No images are to be carried over; print all other material exactly as it stands.

++++++

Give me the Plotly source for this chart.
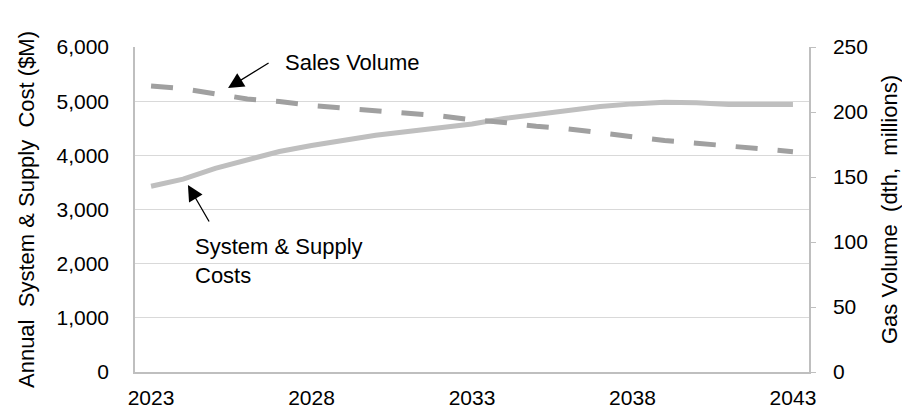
import plotly.graph_objects as go

years = list(range(2023, 2044))
costs = [3430, 3560, 3760, 3920, 4070, 4180, 4280, 4370, 4440, 4510, 4580,
         4680, 4750, 4840, 4900, 4950, 4980, 4970, 4940, 4940, 4940]
sales_volume = [220, 218, 214, 210, 208, 205, 203, 201, 199, 197, 194,
                192, 189, 187, 184, 181, 178, 176, 174, 172, 169.5]
x_ticks = [2023, 2028, 2033, 2038, 2043]
left_ticks = [0, 1000, 2000, 3000, 4000, 5000, 6000]
right_ticks = [0, 50, 100, 150, 200, 250]

FONT = "Liberation Sans, Arial, sans-serif"

fig = go.Figure()
fig.add_trace(go.Scatter(x=years, y=costs, mode="lines",
                         line=dict(color="#BFBFBF", width=5),
                         name="System & Supply Costs", yaxis="y"))
fig.add_trace(go.Scatter(x=years, y=sales_volume, mode="lines",
                         line=dict(color="#A0A0A0", width=5, dash="22px,20px"),
                         name="Sales Volume", yaxis="y2"))

fig.update_layout(
    width=902, height=411,
    margin=dict(l=135, r=93, t=47, b=39),
    paper_bgcolor="white", plot_bgcolor="white",
    showlegend=False,
    font=dict(family=FONT, size=21, color="#000000"),
    xaxis=dict(range=[2022.5, 2043.5], tickvals=x_ticks, showgrid=False,
               showline=True, linecolor="#BFBFBF", linewidth=1.5,
               ticks="", ticklabelstandoff=6, zeroline=False, automargin=False,
               tickfont=dict(size=21)),
    yaxis=dict(range=[0, 6000], tickvals=left_ticks, tickformat=",",
               showgrid=True, gridcolor="#D9D9D9", gridwidth=1,
               showline=True, linecolor="#BFBFBF", linewidth=1.5, automargin=False,
               zeroline=False, ticks="", ticklabelstandoff=20,
               tickfont=dict(size=21),
               title=dict(text="Annual  System & Supply  Cost ($M)",
                          font=dict(size=22), standoff=16)),
    yaxis2=dict(range=[0, 250], tickvals=right_ticks, overlaying="y", side="right",
                showgrid=False, showline=True, linecolor="#BFBFBF", linewidth=1.5,
                zeroline=False, ticks="outside", ticklen=5, tickcolor="#BFBFBF",
                automargin=False,
                ticklabelstandoff=13, tickfont=dict(size=21),
                title=dict(text="Gas Volume  (dth,  millions)",
                           font=dict(size=22), standoff=20)),
)

# arrows
fig.add_annotation(x=2025.4, y=5243, xref="x", yref="y", text="", showarrow=True,
                   ax=42, ay=-26, arrowhead=2, arrowsize=2.4, arrowwidth=1.3,
                   arrowcolor="#000000")
fig.add_annotation(x=2024.15, y=3452, xref="x", yref="y", text="", showarrow=True,
                   ax=22, ay=38, arrowhead=2, arrowsize=2.4, arrowwidth=1.3,
                   arrowcolor="#000000")
# labels
fig.add_annotation(x=2027.11, y=5723, xref="x", yref="y", text="Sales Volume",
                   showarrow=False, xanchor="left", yanchor="middle",
                   font=dict(size=22))
fig.add_annotation(x=2024.31, y=2058, xref="x", yref="y",
                   text="System & Supply<br>Costs", showarrow=False,
                   xanchor="left", yanchor="middle", align="left",
                   font=dict(size=22))

fig.write_html("out.html")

++++++

■ Exercise result:
Give me the Plotly source for this chart.
import plotly.graph_objects as go

years = list(range(2023, 2044))
costs = [3430, 3560, 3760, 3920, 4070, 4180, 4280, 4370, 4440, 4510, 4580,
         4680, 4750, 4840, 4900, 4950, 4980, 4970, 4940, 4940, 4940]
sales_volume = [220, 218, 214, 210, 208, 205, 203, 201, 199, 197, 194,
                192, 189, 187, 184, 181, 178, 176, 174, 172, 169.5]
x_ticks = [2023, 2028, 2033, 2038, 2043]
left_ticks = [0, 1000, 2000, 3000, 4000, 5000, 6000]
right_ticks = [0, 50, 100, 150, 200, 250]

FONT = "Liberation Sans, Arial, sans-serif"

fig = go.Figure()
fig.add_trace(go.Scatter(x=years, y=costs, mode="lines",
                         line=dict(color="#BFBFBF", width=5),
                         name="System & Supply Costs", yaxis="y"))
fig.add_trace(go.Scatter(x=years, y=sales_volume, mode="lines",
                         line=dict(color="#A0A0A0", width=5, dash="22px,20px"),
                         name="Sales Volume", yaxis="y2"))

fig.update_layout(
    width=902, height=411,
    margin=dict(l=135, r=93, t=47, b=39),
    paper_bgcolor="white", plot_bgcolor="white",
    showlegend=False,
    font=dict(family=FONT, size=21, color="#000000"),
    xaxis=dict(range=[2022.5, 2043.5], tickvals=x_ticks, showgrid=False,
               showline=True, linecolor="#BFBFBF", linewidth=1.5,
               ticks="", ticklabelstandoff=6, zeroline=False, automargin=False,
               tickfont=dict(size=21)),
    yaxis=dict(range=[0, 6000], tickvals=left_ticks, tickformat=",",
               showgrid=True, gridcolor="#D9D9D9", gridwidth=1,
               showline=True, linecolor="#BFBFBF", linewidth=1.5, automargin=False,
               zeroline=False, ticks="", ticklabelstandoff=20,
               tickfont=dict(size=21),
               title=dict(text="Annual  System & Supply  Cost ($M)",
                          font=dict(size=22), standoff=16)),
    yaxis2=dict(range=[0, 250], tickvals=right_ticks, overlaying="y", side="right",
                showgrid=False, showline=True, linecolor="#BFBFBF", linewidth=1.5,
                zeroline=False, ticks="outside", ticklen=5, tickcolor="#BFBFBF",
                automargin=False,
                ticklabelstandoff=13, tickfont=dict(size=21),
                title=dict(text="Gas Volume  (dth,  millions)",
                           font=dict(size=22), standoff=20)),
)

# arrows
fig.add_annotation(x=2025.4, y=5243, xref="x", yref="y", text="", showarrow=True,
                   ax=42, ay=-26, arrowhead=2, arrowsize=2.4, arrowwidth=1.3,
                   arrowcolor="#000000")
fig.add_annotation(x=2024.15, y=3452, xref="x", yref="y", text="", showarrow=True,
                   ax=22, ay=38, arrowhead=2, arrowsize=2.4, arrowwidth=1.3,
                   arrowcolor="#000000")
# labels
fig.add_annotation(x=2027.11, y=5723, xref="x", yref="y", text="Sales Volume",
                   showarrow=False, xanchor="left", yanchor="middle",
                   font=dict(size=22))
fig.add_annotation(x=2024.31, y=2058, xref="x", yref="y",
                   text="System & Supply<br>Costs", showarrow=False,
                   xanchor="left", yanchor="middle", align="left",
                   font=dict(size=22))

fig.write_html("out.html")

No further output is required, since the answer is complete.